A couple of months after an altercation in Páirc Uí Rinn last year in the league that saw them both sent-off, they squared off again later up the road.

“The other man in Kerry”, as Cadogan describes him, would be retrospectively suspended for his infamous fish hook but what was Cadogan doing in Galvin’s face in the first place?

“That’s football,” he just smiles. “These things happen, tempers boil over at times. How many incidents happen in other club games or inter-county games that aren’t highlighted. But because it’s Kerry and Cork, papers like talking about it and it sells papers. Look, that’s over and done with. Last year’s over and done with.”

This year he’s yet to be yellow carded in hurling. He was sent-off in football for drawing back on Stevie McDonnell in the league but even McDonnell himself gave testimony in support of Cadogan. It was only the second red card he’s received in football; the first, incurred against Galvin. But this reputation, it’s not something he wants.

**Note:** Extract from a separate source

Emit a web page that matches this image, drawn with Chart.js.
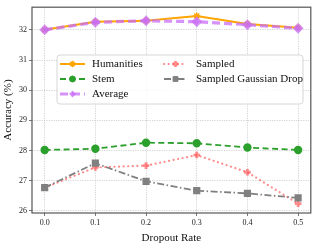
<!DOCTYPE html>
<html><head><meta charset="utf-8">
<script src="https://cdn.jsdelivr.net/npm/chart.js@4"></script>
<style>html,body{margin:0;padding:0;background:#fff}#c{display:block}</style>
</head><body>
<canvas id="c" width="318" height="246"></canvas>
<script>
const dropoutRates = [0.0, 0.1, 0.2, 0.3, 0.4, 0.5];
const humanities = [32.00, 32.27, 32.30, 32.46, 32.19, 32.07];
const stem = [28.02, 28.06, 28.26, 28.24, 28.10, 28.02];
const average = [32.00, 32.25, 32.30, 32.27, 32.17, 32.05];
const sampled = [26.77, 27.44, 27.50, 27.85, 27.28, 26.24];
const sampledGaussianDrop = [26.77, 27.58, 26.98, 26.67, 26.58, 26.43];
const xTicks = [0.0, 0.1, 0.2, 0.3, 0.4, 0.5];
const yTicks = [26, 27, 28, 29, 30, 31, 32];

const serif = "'Liberation Serif', 'DejaVu Serif', serif";
const pts = arr => arr.map((v, i) => ({x: dropoutRates[i], y: v}));

const datasets = [
  {label:'Humanities', data:pts(humanities), borderColor:'#FFA500', backgroundColor:'#FFA500', borderWidth:2, pointStyle:'star', pointRadius:3.5, pointBorderWidth:1.5, order:5},
  {label:'Stem', data:pts(stem), borderColor:'#2ca02c', backgroundColor:'#2ca02c', borderWidth:1.8, borderDash:[6,3.5], pointStyle:'circle', pointRadius:3.3, order:4},
  {label:'Average', data:pts(average), borderColor:'rgba(200,110,245,0.75)', backgroundColor:'rgba(200,110,245,0.75)', borderWidth:3.2, borderDash:[8,4], pointStyle:'rectRot', pointRadius:3.2, order:3},
  {label:'Sampled', data:pts(sampled), borderColor:'rgba(255,90,90,0.7)', backgroundColor:'rgba(255,90,90,0.7)', borderWidth:2.2, borderDash:[0.1,4.5], borderCapStyle:'round', pointStyle:'cross', pointRadius:3.3, pointBorderWidth:2.8, order:2},
  {label:'Sampled Gaussian Drop', data:pts(sampledGaussianDrop), borderColor:'#808080', backgroundColor:'#808080', borderWidth:1.8, borderDash:[7,2.5,1.5,2.5], pointStyle:'rect', pointRadius:3.8, order:1}
];
datasets.forEach(d => { d.fill = false; d.tension = 0; d.pointBorderColor = d.borderColor; d.pointBackgroundColor = d.backgroundColor; });

const frame = {
  id:'frame',
  afterDraw(chart){
    const {ctx, chartArea:a} = chart;
    ctx.save();
    ctx.strokeStyle = '#555';
    ctx.lineWidth = 1.2;
    ctx.strokeRect(a.left, a.top, a.right - a.left, a.bottom - a.top);
    const bx = 57, by = 55, bw = 246, bh = 49;
    ctx.fillStyle = 'rgba(255,255,255,0.85)';
    ctx.strokeStyle = '#d6d6d6';
    ctx.lineWidth = 1;
    const r = 3;
    ctx.beginPath();
    ctx.moveTo(bx + r, by); ctx.lineTo(bx + bw - r, by); ctx.arcTo(bx + bw, by, bx + bw, by + r, r);
    ctx.lineTo(bx + bw, by + bh - r); ctx.arcTo(bx + bw, by + bh, bx + bw - r, by + bh, r);
    ctx.lineTo(bx + r, by + bh); ctx.arcTo(bx, by + bh, bx, by + bh - r, r);
    ctx.lineTo(bx, by + r); ctx.arcTo(bx, by, bx + r, by, r);
    ctx.closePath(); ctx.fill(); ctx.stroke();
    const items = [
      {i:0, x0:60, x1:85, tx:92, y:64},
      {i:1, x0:60, x1:85, tx:92, y:79},
      {i:2, x0:60, x1:85, tx:92, y:94},
      {i:3, x0:164, x1:187, tx:196, y:64},
      {i:4, x0:164, x1:187, tx:196, y:79}
    ];
    items.forEach(it => {
      const d = datasets[it.i];
      ctx.save();
      ctx.strokeStyle = d.borderColor;
      ctx.lineWidth = d.borderWidth;
      ctx.setLineDash(d.borderDash || []);
      ctx.lineCap = d.borderCapStyle || 'butt';
      ctx.beginPath(); ctx.moveTo(it.x0, it.y); ctx.lineTo(it.x1, it.y); ctx.stroke();
      ctx.restore();
      ctx.save();
      ctx.fillStyle = d.borderColor; ctx.strokeStyle = d.borderColor;
      ctx.lineWidth = d.pointBorderWidth || 1;
      Chart.helpers.drawPoint(ctx, {pointStyle:d.pointStyle, radius:d.pointRadius * 0.9, borderWidth:d.pointBorderWidth || 1, rotation:0}, (it.x0 + it.x1) / 2, it.y);
      ctx.restore();
      ctx.fillStyle = '#111';
      ctx.font = "11px " + serif;
      ctx.textBaseline = 'middle';
      ctx.fillText(d.label, it.tx, it.y + 0.5);
    });
    ctx.restore();
  }
};

new Chart(document.getElementById('c'), {
  type:'line',
  data:{datasets},
  options:{
    responsive:false, animation:false,
    layout:{padding:{top:6, right:6, left:2, bottom:1}},
    plugins:{legend:{display:false}, tooltip:{enabled:false}},
    scales:{
      x:{type:'linear', min:-0.025, max:0.525,
        afterBuildTicks: s => { s.ticks = xTicks.map(v => ({value:v})); },
        afterFit: s => { s.height = 32; },
        ticks:{callback: v => v.toFixed(1), color:'#222', font:{family:serif, size:8}, padding:2, maxRotation:0, autoSkip:false},
        grid:{color:'#c8c8c8', lineWidth:0.8, tickColor:'#555', tickLength:3},
        border:{display:false, dash:[1.2,1.2]},
        title:{display:true, text:'Dropout Rate', color:'#111', font:{family:serif, size:11}, padding:{top:0, bottom:0}}
      },
      y:{type:'linear', min:25.93, max:32.75,
        afterBuildTicks: s => { s.ticks = yTicks.map(v => ({value:v})); },
        afterFit: s => { s.width = 30; },
        ticks:{color:'#222', font:{family:serif, size:8}, padding:2, autoSkip:false},
        grid:{color:'#c8c8c8', lineWidth:0.8, tickColor:'#555', tickLength:3},
        border:{display:false, dash:[1.2,1.2]},
        title:{display:true, text:'Accuracy (%)', color:'#111', font:{family:serif, size:11}, padding:{top:0, bottom:2}}
      }
    }
  },
  plugins:[frame]
});
</script>
</body></html>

“Getting sent-off and being all over the papers for this (flashpoint) and that, it’s not nice for my family and people close to me to see that everywhere. Do people think they want to be reading that? It’s no different to the other man down in Kerry. I’m sure his family are sick of people bringing it up constantly. It’s over and done with! Forget about it! Let’s move on!”

That brings him to Limerick today. “It’s knockout, not for the faint-hearted.” For all his notoriety, Cadogan’s record suggests an admirable big-game temperament, and he knows today he must play within or right on that edge, not go over it.

“If you’re going up there too hyped up or worrying about driving balls up the field, that’s the time a ball is going to slip past you and the likes of Damien Hayes or Joe Canning stick the ball in the net.”

Either way, he’ll park it. There’ll be a next game, a next ball, big or small.